For Europe that means prices are still trending up amid low inventories, worries over pipeline supplies from Russia and forecasts for a colder-than-usual winter.
And for the United States, it means natural gas futures trending lower as milder-than-usual weather is forecast for December.
The announcement by the World Health Organisation that the new Omicron variant was of concern sent crude oil futures tumbling, with global benchmark Brent dropping more than 11% on Nov. 26 to $72.72 a barrel, the ninth-largest daily drop since 1990.
That carnage wasn’t replicated in natural gas markets.
New York-traded LNG futures based on the Asian benchmark JKM price dipped 3.6% from the close on Nov. 24 to the finish at $34.89 per million British thermal units (mmBtu) on Nov. 26.
There was no trade on Nov. 25 because of the Thanksgiving holiday in the United States.
The decline was reversed early this week, with the contract ending at $36.25 per mmBtu on Nov. 29, largely steady from the $36.205 on Nov. 24.

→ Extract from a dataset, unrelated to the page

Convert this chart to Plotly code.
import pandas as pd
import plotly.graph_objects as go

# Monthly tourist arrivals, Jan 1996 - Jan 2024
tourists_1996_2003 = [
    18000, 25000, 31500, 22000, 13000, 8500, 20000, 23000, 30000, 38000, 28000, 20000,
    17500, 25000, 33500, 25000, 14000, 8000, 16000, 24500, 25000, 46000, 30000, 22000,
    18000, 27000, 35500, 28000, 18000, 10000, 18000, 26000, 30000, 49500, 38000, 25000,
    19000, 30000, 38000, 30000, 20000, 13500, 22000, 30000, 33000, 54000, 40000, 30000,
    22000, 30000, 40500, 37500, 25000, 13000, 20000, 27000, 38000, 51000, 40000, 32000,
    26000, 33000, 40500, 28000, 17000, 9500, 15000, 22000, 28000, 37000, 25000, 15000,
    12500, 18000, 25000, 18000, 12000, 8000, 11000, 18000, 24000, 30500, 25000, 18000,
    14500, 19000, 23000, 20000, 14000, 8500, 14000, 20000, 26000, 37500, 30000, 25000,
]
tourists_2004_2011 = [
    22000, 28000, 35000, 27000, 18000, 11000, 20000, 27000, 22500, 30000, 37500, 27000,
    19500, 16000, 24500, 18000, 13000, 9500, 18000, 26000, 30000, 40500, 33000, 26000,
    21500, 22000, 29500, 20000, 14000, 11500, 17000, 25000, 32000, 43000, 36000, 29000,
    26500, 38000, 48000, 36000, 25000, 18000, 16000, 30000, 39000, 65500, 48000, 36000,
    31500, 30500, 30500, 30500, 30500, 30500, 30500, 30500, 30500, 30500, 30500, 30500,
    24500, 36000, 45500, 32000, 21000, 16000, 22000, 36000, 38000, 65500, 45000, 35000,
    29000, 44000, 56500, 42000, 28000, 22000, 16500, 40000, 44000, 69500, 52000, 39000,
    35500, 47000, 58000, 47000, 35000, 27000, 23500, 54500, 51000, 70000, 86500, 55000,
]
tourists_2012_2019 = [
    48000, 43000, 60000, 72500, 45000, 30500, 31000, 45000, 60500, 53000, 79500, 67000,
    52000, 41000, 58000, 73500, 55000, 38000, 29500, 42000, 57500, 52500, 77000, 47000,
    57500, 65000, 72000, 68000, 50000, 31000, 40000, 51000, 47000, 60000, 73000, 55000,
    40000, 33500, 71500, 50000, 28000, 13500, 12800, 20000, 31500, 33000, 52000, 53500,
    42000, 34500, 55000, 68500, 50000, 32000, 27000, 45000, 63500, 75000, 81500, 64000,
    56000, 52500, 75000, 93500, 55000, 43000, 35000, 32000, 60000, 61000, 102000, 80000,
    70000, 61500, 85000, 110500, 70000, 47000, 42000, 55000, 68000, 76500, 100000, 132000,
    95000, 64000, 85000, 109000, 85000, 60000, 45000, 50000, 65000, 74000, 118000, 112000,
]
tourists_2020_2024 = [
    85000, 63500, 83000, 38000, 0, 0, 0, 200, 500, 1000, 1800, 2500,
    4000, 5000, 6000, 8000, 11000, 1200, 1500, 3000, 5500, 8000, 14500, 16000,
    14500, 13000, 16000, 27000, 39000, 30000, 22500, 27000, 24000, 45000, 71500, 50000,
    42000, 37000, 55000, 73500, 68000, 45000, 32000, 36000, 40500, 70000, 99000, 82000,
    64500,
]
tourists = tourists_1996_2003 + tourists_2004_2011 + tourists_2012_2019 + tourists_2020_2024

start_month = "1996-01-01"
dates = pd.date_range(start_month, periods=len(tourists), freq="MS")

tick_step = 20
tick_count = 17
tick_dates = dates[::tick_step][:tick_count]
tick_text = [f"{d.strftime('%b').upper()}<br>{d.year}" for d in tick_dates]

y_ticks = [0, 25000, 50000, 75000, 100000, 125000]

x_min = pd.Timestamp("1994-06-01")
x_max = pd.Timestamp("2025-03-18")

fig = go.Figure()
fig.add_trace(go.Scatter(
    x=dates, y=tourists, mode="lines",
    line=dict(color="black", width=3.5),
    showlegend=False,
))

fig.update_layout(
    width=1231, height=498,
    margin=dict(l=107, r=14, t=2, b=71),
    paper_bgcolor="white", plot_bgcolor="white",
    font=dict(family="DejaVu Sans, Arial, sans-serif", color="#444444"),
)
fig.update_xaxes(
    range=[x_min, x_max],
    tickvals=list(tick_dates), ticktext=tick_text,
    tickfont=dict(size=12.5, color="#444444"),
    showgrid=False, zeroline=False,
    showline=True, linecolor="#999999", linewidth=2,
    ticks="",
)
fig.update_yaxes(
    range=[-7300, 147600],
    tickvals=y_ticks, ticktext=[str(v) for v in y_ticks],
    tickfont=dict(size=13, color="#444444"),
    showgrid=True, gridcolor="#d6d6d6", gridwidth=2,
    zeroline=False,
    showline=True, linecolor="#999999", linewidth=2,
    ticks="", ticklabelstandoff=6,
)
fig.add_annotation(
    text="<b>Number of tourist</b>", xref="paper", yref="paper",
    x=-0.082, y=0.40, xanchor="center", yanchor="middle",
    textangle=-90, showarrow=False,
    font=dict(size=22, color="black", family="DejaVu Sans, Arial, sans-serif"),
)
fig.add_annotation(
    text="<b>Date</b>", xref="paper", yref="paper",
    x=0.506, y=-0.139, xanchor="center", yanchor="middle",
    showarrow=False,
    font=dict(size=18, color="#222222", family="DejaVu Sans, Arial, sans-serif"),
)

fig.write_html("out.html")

Asian spot LNG cargoes are still being sought by buyers in the main demand centres of China, Japan and South Korea, and although inventories are reported to be comfortable, utilities are keen to avoid a repeat of last winter when a cold snap left them short of supplies.
The volume of LNG delivered to the world’s top three buyers, Japan, China and South Korea, climbed to 16.52 million tonnes in November from 15.2 million in October, and was the highest since July, according to data compiled by commodity consultants Kpler.

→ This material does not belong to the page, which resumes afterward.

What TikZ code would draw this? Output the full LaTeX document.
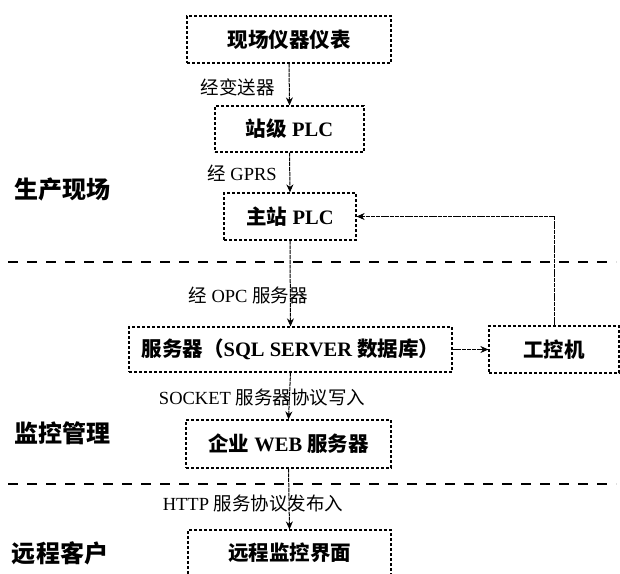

Natural gas for January delivery at the Dutch TTF hub , similar to Asian LNG prices, did suffer a small drop on Nov. 26, falling 5.3% from the prior close to 88.50 euros per megawatt hour (MWh).
However, the contract ended at 94.80 euros per MWh on Nov. 29, recouping all of its losses as the market judged that the threat of Omicron was still to be quantified, but the reality of tight supply and low inventories remained.
Europe is managing to secure more LNG cargoes, with Kpler saying November imports were 6.29 million tonnes, up from 5.96 million in October and the most since April.
But supplies from Russia are still a concern, with indications that December deliveries will match those in November and October, which will do little to build inventories as the peak winter demand approaches.
Benchmark U.S. natural gas futures actually rose on Nov. 26, climbing 7.5% to end at $5.447 per mmBtu.
However, since then they have been knocked back to end at $4.258 per mmBtu on Thursday, as weather forecasts pointed to a mild December.
With U.S. natural gas prices trading well below those in Europe and Asia, the incentive for LNG producers to ship more is strong, and indeed it appears this is happening.
U.S. LNG exports were 6.1 million tonnes in November, up from 5.96 million in October and the most since May, according to Kpler data.
Unlike crude oil, the three main global natural gas markets appear to be trading on supply and demand fundamentals.
The recent volatility in the paper crude market suggests that either other commodity markets are underestimating the potential impact of the Omicron variant, or that oil traders are overly concerned, or perhaps even that crude prices above $80 a barrel weren’t justified by the current fundamentals.